In like manner with the theory of Evolution. While it holds sway in every field of science, and with such attractive force as to draw most of the vigorous and capable intellectual life of the time into these fields in pursuit of knowledge or of wealth, it still seems to affect but little the higher spiritual life of the mass of men. It has, indeed, been an incalculable benefit in loosening the bonds of superstition from the minds of men, but at the same time it has indirectly exerted a powerful influence tending, through the rapid and intoxicating advance of control of the great forces of nature and of the boundless sources of natural wealth, to the subordination of spiritual to material interests.
Thus, both directly and indirectly, it has had a disastrous effect upon pure literature, especially upon the literature of the pure imagination, upon poetry, and upon romance. To-day the writing about material things and of the daily affairs of men, of politics and of society, history, biography, voyages and travels, encyclopedias, and scientific treatises, far outweighs, in quality no less than in quantity, the literature of sentiment and the imagination. The whole spiritual nature of man is finding but little, and for the most part only feeble and unsatisfactory, expression.

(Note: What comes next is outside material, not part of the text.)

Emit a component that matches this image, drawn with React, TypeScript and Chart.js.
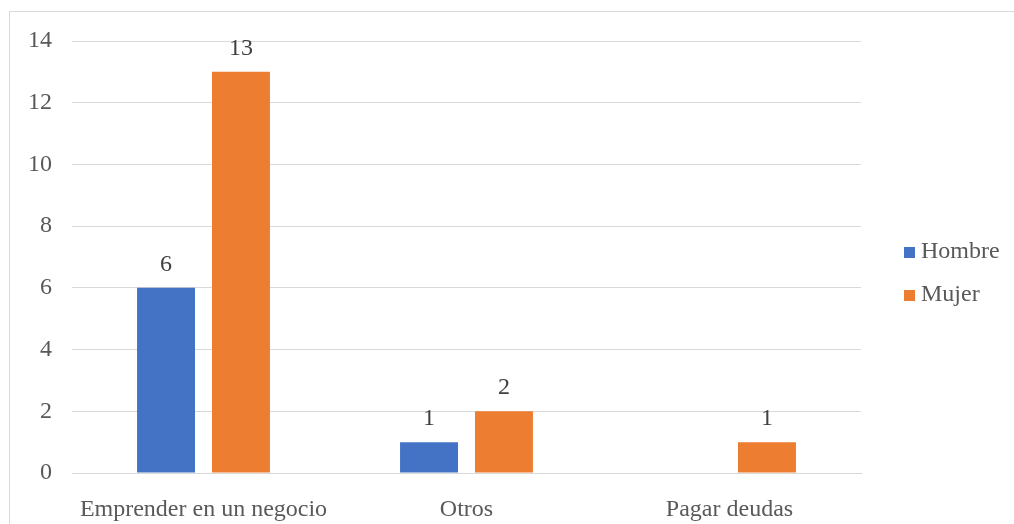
import React, { useEffect, useRef } from "react";
import { Chart, registerables } from "chart.js";

Chart.register(...registerables);

const categories = ["Emprender en un negocio", "Otros", "Pagar deudas"];
const hombre: (number | null)[] = [6, 1, null];
const mujer: (number | null)[] = [13, 2, 1];
const seriesNames = ["Hombre", "Mujer"];
const colors = ["#4472C4", "#ED7D31"];

const FONT = "'Liberation Serif', 'Times New Roman', serif";

const frame = {
  id: "frame",
  beforeDraw(chart: any) {
    const ctx = chart.ctx;
    ctx.save();
    ctx.fillStyle = "#ffffff";
    ctx.fillRect(0, 0, chart.width, chart.height);
    ctx.strokeStyle = "#D9D9D9";
    ctx.lineWidth = 1;
    ctx.strokeRect(9.5, 11.5, 1030, 540);
    ctx.restore();
  },
};

const valueLabels = {
  id: "valueLabels",
  afterDatasetsDraw(chart: any) {
    const ctx = chart.ctx;
    ctx.save();
    ctx.font = `24px ${FONT}`;
    ctx.fillStyle = "#404040";
    ctx.textAlign = "center";
    ctx.textBaseline = "alphabetic";
    chart.data.datasets.forEach((ds: any, i: number) => {
      const meta = chart.getDatasetMeta(i);
      meta.data.forEach((bar: any, j: number) => {
        const v = ds.data[j];
        if (v === null || v === undefined) return;
        ctx.fillText(String(v), bar.x, bar.y - 17);
      });
    });
    ctx.restore();
  },
};

const sideLegend = {
  id: "sideLegend",
  afterDraw(chart: any) {
    const ctx = chart.ctx;
    ctx.save();
    ctx.font = `24px ${FONT}`;
    ctx.textBaseline = "alphabetic";
    ctx.textAlign = "left";
    chart.data.datasets.forEach((ds: any, i: number) => {
      const base = 258 + i * 43;
      ctx.fillStyle = ds.backgroundColor;
      ctx.fillRect(904, base - 11, 11, 11);
      ctx.fillStyle = "#595959";
      ctx.fillText(ds.label, 921, base);
    });
    ctx.restore();
  },
};

export default function App() {
  const ref = useRef<HTMLCanvasElement>(null);
  useEffect(() => {
    if (!ref.current) return;
    const chart = new Chart(ref.current, {
      type: "bar",
      data: {
        labels: categories,
        datasets: [
          { label: seriesNames[0], data: hombre, backgroundColor: colors[0] },
          { label: seriesNames[1], data: mujer, backgroundColor: colors[1] },
        ],
      },
      options: {
        animation: false,
        responsive: false,
        maintainAspectRatio: false,
        devicePixelRatio: 1,
        layout: { padding: { left: 10, right: 153, top: 41, bottom: 0 } },
        datasets: {
          bar: { categoryPercentage: 0.57, barPercentage: 0.773 },
        },
        plugins: {
          legend: { display: false },
          tooltip: { enabled: false },
        },
        scales: {
          x: {
            grid: { display: false },
            border: { display: true, color: "#D9D9D9", width: 1 },
            ticks: {
              color: "#595959",
              font: { family: FONT, size: 24 },
              padding: 14,
              maxRotation: 0,
              autoSkip: false,
            },
            afterFit(scale: any) {
              scale.height = 51;
            },
          },
          y: {
            min: 0,
            max: 14,
            grid: { color: "#D9D9D9", lineWidth: 1, drawTicks: false },
            border: { display: false },
            ticks: {
              stepSize: 2,
              color: "#595959",
              font: { family: FONT, size: 24 },
              padding: 20,
            },
            afterFit(scale: any) {
              scale.width = 62;
            },
          },
        },
      },
      plugins: [frame, valueLabels, sideLegend],
    });
    return () => chart.destroy();
  }, []);
  return (
    <div style={{ position: "fixed", left: 0, top: 0, width: 1014, height: 524 }}>
      <canvas ref={ref} width={1014} height={524} style={{ display: "block" }} />
    </div>
  );
}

In poetry there is not to-day a single commanding voice. Now and then a transient note of power is heard but the strongest are those which deal with and for the most part glorify material things. The great harpers of the House of Paine have departed. Orpheus, and Orion who sat “syde faste” by him, and Eacides Chiron, and the Bret Glascurion, have all left their seats, and only the
“... smale harpers with their glees,”
who sat beneath them, remain, while afar from them are heard
“Many thousand tymes twelve
That maken loude menstraleyes”
“Many a floute and lilting-horne
And pypès made of grenè corne.”
But this shall not be forever. The spirit in man is never wholly quenched. Romance never dies out of the world. The stars of night still shine to the souls of men. One generation after another may try to content itself with apples of the Dead Sea, but the time shall come when the quest of the fruit of the Tree of Life shall be undertaken again in earnest and with fair promise. Great harpers shall fill again the seats once occupied by Orpheus and Orion, and the later days of the Atlantic Monthly, in that perhaps still distant time, may be no less worthy of fame than when Emerson and Longfellow and Lowell and Whittier and Holmes were its regular contributors.